TASK BRIEF: Restate the material word for word and leave out anything that is a picture.

PROVIDED DATA:
◆ ◆ ◆ ◆ ◆

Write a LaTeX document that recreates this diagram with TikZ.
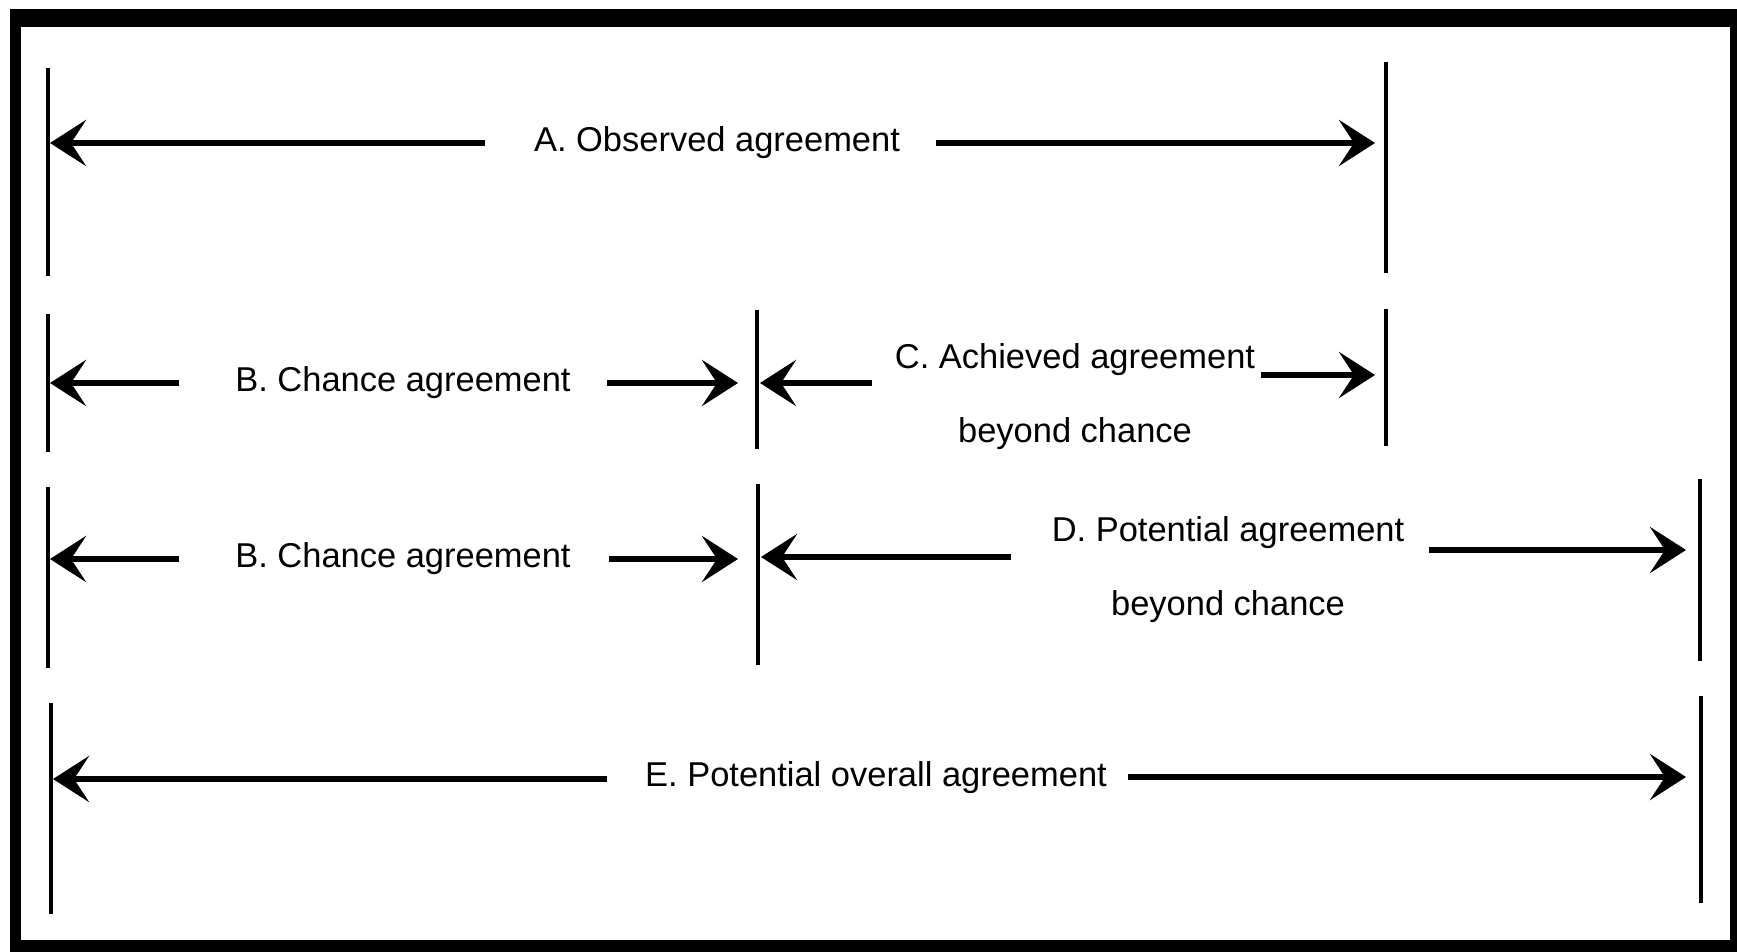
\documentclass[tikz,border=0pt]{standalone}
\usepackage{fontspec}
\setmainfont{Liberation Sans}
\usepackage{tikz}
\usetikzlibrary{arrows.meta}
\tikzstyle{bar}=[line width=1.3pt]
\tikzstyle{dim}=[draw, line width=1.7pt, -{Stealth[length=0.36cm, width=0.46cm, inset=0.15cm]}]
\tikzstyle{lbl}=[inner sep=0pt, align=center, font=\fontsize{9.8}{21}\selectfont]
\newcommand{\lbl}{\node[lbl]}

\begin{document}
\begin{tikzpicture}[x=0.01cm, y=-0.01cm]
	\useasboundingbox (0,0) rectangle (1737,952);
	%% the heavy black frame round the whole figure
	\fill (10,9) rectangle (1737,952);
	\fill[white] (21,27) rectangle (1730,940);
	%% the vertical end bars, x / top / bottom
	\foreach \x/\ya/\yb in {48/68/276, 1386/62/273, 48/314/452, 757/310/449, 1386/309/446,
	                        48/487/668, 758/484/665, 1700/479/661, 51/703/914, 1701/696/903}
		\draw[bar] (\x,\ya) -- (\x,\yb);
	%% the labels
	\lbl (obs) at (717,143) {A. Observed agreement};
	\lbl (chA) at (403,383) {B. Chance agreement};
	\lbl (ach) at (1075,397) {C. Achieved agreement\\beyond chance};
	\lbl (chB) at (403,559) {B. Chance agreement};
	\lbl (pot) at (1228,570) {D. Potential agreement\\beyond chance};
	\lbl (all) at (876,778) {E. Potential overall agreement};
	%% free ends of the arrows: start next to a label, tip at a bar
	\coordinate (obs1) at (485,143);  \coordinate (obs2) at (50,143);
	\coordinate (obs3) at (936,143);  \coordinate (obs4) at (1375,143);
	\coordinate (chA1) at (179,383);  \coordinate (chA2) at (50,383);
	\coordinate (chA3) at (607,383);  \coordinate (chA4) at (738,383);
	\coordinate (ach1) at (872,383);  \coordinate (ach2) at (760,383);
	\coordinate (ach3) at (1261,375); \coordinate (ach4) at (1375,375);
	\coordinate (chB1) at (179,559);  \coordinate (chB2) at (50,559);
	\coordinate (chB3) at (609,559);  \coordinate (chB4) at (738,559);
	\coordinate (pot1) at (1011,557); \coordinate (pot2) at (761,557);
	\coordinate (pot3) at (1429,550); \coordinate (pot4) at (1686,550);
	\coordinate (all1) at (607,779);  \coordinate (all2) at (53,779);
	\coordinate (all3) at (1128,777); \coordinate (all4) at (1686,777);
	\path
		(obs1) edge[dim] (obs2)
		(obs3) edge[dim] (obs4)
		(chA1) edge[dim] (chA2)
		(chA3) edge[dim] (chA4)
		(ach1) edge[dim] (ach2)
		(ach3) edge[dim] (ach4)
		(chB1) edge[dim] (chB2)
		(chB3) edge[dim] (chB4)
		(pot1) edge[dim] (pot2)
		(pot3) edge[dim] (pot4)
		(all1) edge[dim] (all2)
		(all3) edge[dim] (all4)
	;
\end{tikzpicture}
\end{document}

◆ ◆ ◆ ◆ ◆

OUTPUT BELOW:
Write a LaTeX document that recreates this diagram with TikZ.
\documentclass[tikz,border=0pt]{standalone}
\usepackage{fontspec}
\setmainfont{Liberation Sans}
\usepackage{tikz}
\usetikzlibrary{arrows.meta}
\tikzstyle{bar}=[line width=1.3pt]
\tikzstyle{dim}=[draw, line width=1.7pt, -{Stealth[length=0.36cm, width=0.46cm, inset=0.15cm]}]
\tikzstyle{lbl}=[inner sep=0pt, align=center, font=\fontsize{9.8}{21}\selectfont]
\newcommand{\lbl}{\node[lbl]}

\begin{document}
\begin{tikzpicture}[x=0.01cm, y=-0.01cm]
	\useasboundingbox (0,0) rectangle (1737,952);
	%% the heavy black frame round the whole figure
	\fill (10,9) rectangle (1737,952);
	\fill[white] (21,27) rectangle (1730,940);
	%% the vertical end bars, x / top / bottom
	\foreach \x/\ya/\yb in {48/68/276, 1386/62/273, 48/314/452, 757/310/449, 1386/309/446,
	                        48/487/668, 758/484/665, 1700/479/661, 51/703/914, 1701/696/903}
		\draw[bar] (\x,\ya) -- (\x,\yb);
	%% the labels
	\lbl (obs) at (717,143) {A. Observed agreement};
	\lbl (chA) at (403,383) {B. Chance agreement};
	\lbl (ach) at (1075,397) {C. Achieved agreement\\beyond chance};
	\lbl (chB) at (403,559) {B. Chance agreement};
	\lbl (pot) at (1228,570) {D. Potential agreement\\beyond chance};
	\lbl (all) at (876,778) {E. Potential overall agreement};
	%% free ends of the arrows: start next to a label, tip at a bar
	\coordinate (obs1) at (485,143);  \coordinate (obs2) at (50,143);
	\coordinate (obs3) at (936,143);  \coordinate (obs4) at (1375,143);
	\coordinate (chA1) at (179,383);  \coordinate (chA2) at (50,383);
	\coordinate (chA3) at (607,383);  \coordinate (chA4) at (738,383);
	\coordinate (ach1) at (872,383);  \coordinate (ach2) at (760,383);
	\coordinate (ach3) at (1261,375); \coordinate (ach4) at (1375,375);
	\coordinate (chB1) at (179,559);  \coordinate (chB2) at (50,559);
	\coordinate (chB3) at (609,559);  \coordinate (chB4) at (738,559);
	\coordinate (pot1) at (1011,557); \coordinate (pot2) at (761,557);
	\coordinate (pot3) at (1429,550); \coordinate (pot4) at (1686,550);
	\coordinate (all1) at (607,779);  \coordinate (all2) at (53,779);
	\coordinate (all3) at (1128,777); \coordinate (all4) at (1686,777);
	\path
		(obs1) edge[dim] (obs2)
		(obs3) edge[dim] (obs4)
		(chA1) edge[dim] (chA2)
		(chA3) edge[dim] (chA4)
		(ach1) edge[dim] (ach2)
		(ach3) edge[dim] (ach4)
		(chB1) edge[dim] (chB2)
		(chB3) edge[dim] (chB4)
		(pot1) edge[dim] (pot2)
		(pot3) edge[dim] (pot4)
		(all1) edge[dim] (all2)
		(all3) edge[dim] (all4)
	;
\end{tikzpicture}
\end{document}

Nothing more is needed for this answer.